Duggal is no stranger to big portfolios or bruising markets. Before joining JioStar, he spent a brief stint at Republic World as deputy general manager and north regional head for ad sales. Before that, he put in three years at Enterr10 Television, where he ran the north region for Dangal TV and Dangal 2, two of India’s leading free-to-air Hindi channels. The north alone accounted for more than 50 per cent of total channel revenue on his watch, a number that tends to get attention in any sales meeting.
His longest stint was at Zee Entertainment Enterprises, where he spent over six years rising to associate director of sales. There he commanded the Hindi movies cluster across seven channels, owned more than half of north India’s revenue across flagship properties including Zee TV and &TV, and closed marquee sponsorships across the Indian Premier League, Zee Rishtey Awards and Dance India Dance. He also handled monetisation for the English movies and entertainment cluster and the global news channel WION, a portfolio that would stretch most sales teams twice his size.
Earlier in his career Duggal closed what was then a Rs 3 crore single deal at Reliance Broadcast Network, one of the largest in Indian radio at the time, before that he helped launch and monetise JAINHITS, India’s first HITS-based cable and satellite platform.
His edge, by his own account, lies in marrying data and instinct: translating audience trends, inventory signals and client demands into long-term partnerships built on cost-per-rating-point discipline rather than short-term deal chasing. In a media landscape being reshaped by streaming, fragmented attention and AI-driven advertising, that kind of rigour is increasingly rare and increasingly valuable.
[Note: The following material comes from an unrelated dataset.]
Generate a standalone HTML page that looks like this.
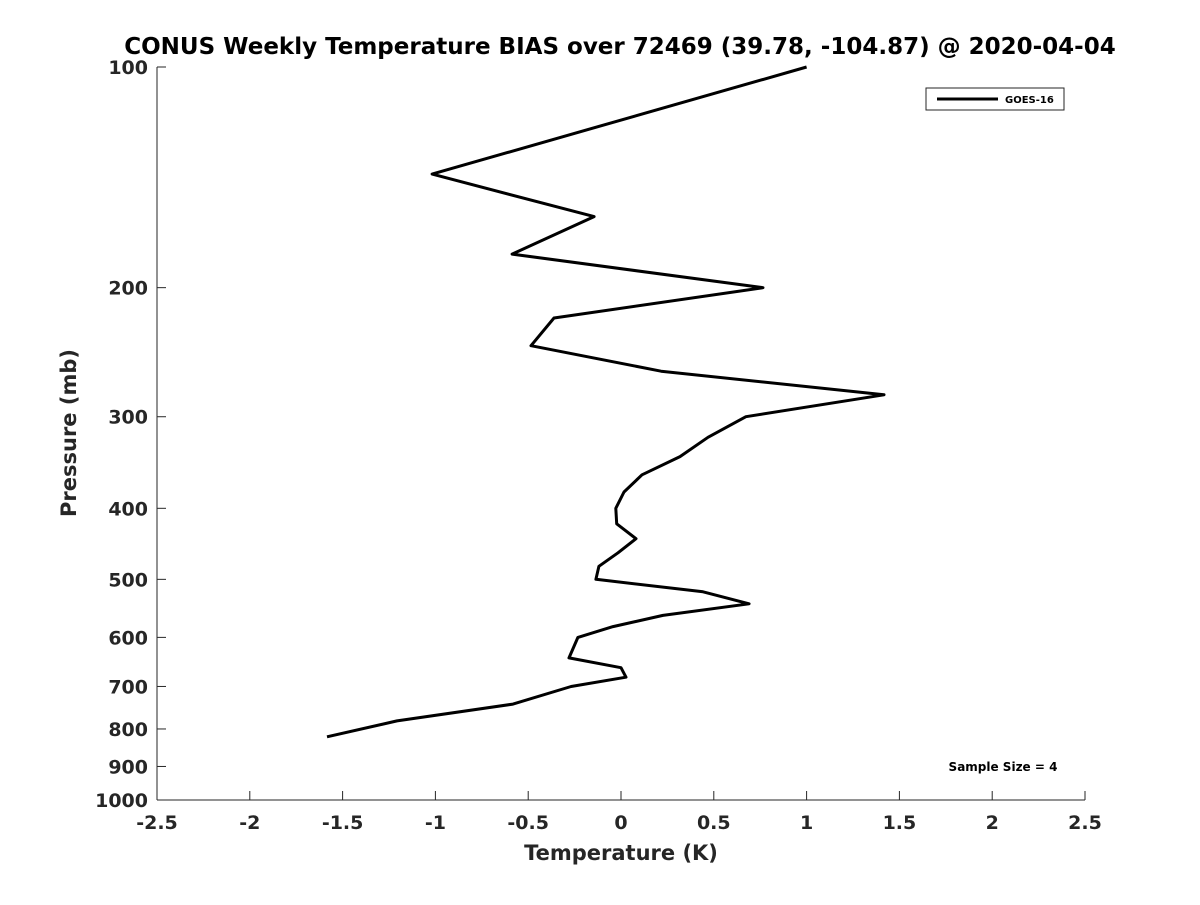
<!DOCTYPE html>
<html><head><meta charset="utf-8"><style>
body{margin:0;background:#fff}
svg text{font-family:"DejaVu Sans","Liberation Sans",sans-serif;font-weight:bold;fill:#262626}
</style></head><body>
<svg width="1200" height="900" xmlns="http://www.w3.org/2000/svg" id="c">
<text x="620" y="54" text-anchor="middle" font-size="23" style="fill:#000">CONUS Weekly Temperature BIAS over 72469 (39.78, -104.87) @ 2020-04-04</text>
<g id="axes"></g>
<text x="621" y="860" text-anchor="middle" font-size="21">Temperature (K)</text>
<text transform="translate(76,433) rotate(-90)" text-anchor="middle" font-size="21">Pressure (mb)</text>
<g>
<rect x="926" y="88" width="138" height="22" fill="#fff" stroke="#262626" stroke-width="1"/>
<line x1="937" y1="99" x2="998" y2="99" stroke="#000" stroke-width="3"/>
<text x="1005" y="103" font-size="10" style="fill:#000">GOES-16</text>
</g>
<text x="1003" y="771" text-anchor="middle" font-size="12" style="fill:#000">Sample Size = 4</text>
</svg>
<script>
const pressures=[100,140,160,180,200,220,240,260,280,300,320,340,360,380,400,420,440,460,480,500,520,540,560,580,600,640,660,680,700,740,780,820];
const temps=[1.0,-1.018,-0.145,-0.587,0.765,-0.361,-0.485,0.216,1.417,0.673,0.469,0.318,0.113,0.016,-0.028,-0.023,0.081,-0.016,-0.119,-0.135,0.442,0.690,0.226,-0.043,-0.232,-0.280,0.0,0.027,-0.269,-0.582,-1.207,-1.584];
const xTicks=[-2.5,-2,-1.5,-1,-0.5,0,0.5,1,1.5,2,2.5];
const yTicks=[100,200,300,400,500,600,700,800,900,1000];
const L=157,R=1085,T=67,B=800;
const xs=t=>L+(t+2.5)/5*(R-L);
const ys=p=>T+(Math.log10(p)-2)*(B-T);
const NS="http://www.w3.org/2000/svg";
const svg=document.getElementById('c'),ax=document.getElementById('axes');
function mk(tag,at,parent){const e=document.createElementNS(NS,tag);for(const k in at)e.setAttribute(k,at[k]);(parent||ax).appendChild(e);return e;}
const xl=mk('line',{x1:L,y1:B,x2:R,y2:B,stroke:'#262626','stroke-width':1});


const yl=mk('line',{x1:L,y1:T,x2:L,y2:B,stroke:'#262626','stroke-width':1});


xTicks.forEach(t=>{const x=xs(t);
 mk('line',{x1:x,y1:B,x2:x,y2:B-9,stroke:'#262626'});
 const tx=mk('text',{x:x,y:B+29,'text-anchor':'middle','font-size':19});tx.textContent=String(t);
 
 
});
yTicks.forEach(p=>{const y=ys(p);
 mk('line',{x1:L,y1:y,x2:L+9,y2:y,stroke:'#262626'});
 const tx=mk('text',{x:L-9,y:y+7,'text-anchor':'end','font-size':19});tx.textContent=String(p);
 
 
});
const pts=pressures.map((p,i)=>xs(temps[i]).toFixed(1)+','+ys(p).toFixed(1)).join(' ');
const pl=mk('polyline',{points:pts,fill:'none',stroke:'#000','stroke-width':3,'stroke-linejoin':'round'},svg);


</script>
</body></html>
JioStar, which blends the scale of Reliance’s Jio platform with the content firepower of Star, is doubling down on its advertising business at precisely the moment the Hindi GEC market is getting more competitive. Bringing in someone who has spent nearly two decades doing exactly this, across some of India’s most watched channels, is a pointed statement of intent. Duggal has spent his career turning audiences into revenue. JioStar is clearly betting he can do it again, and bigger.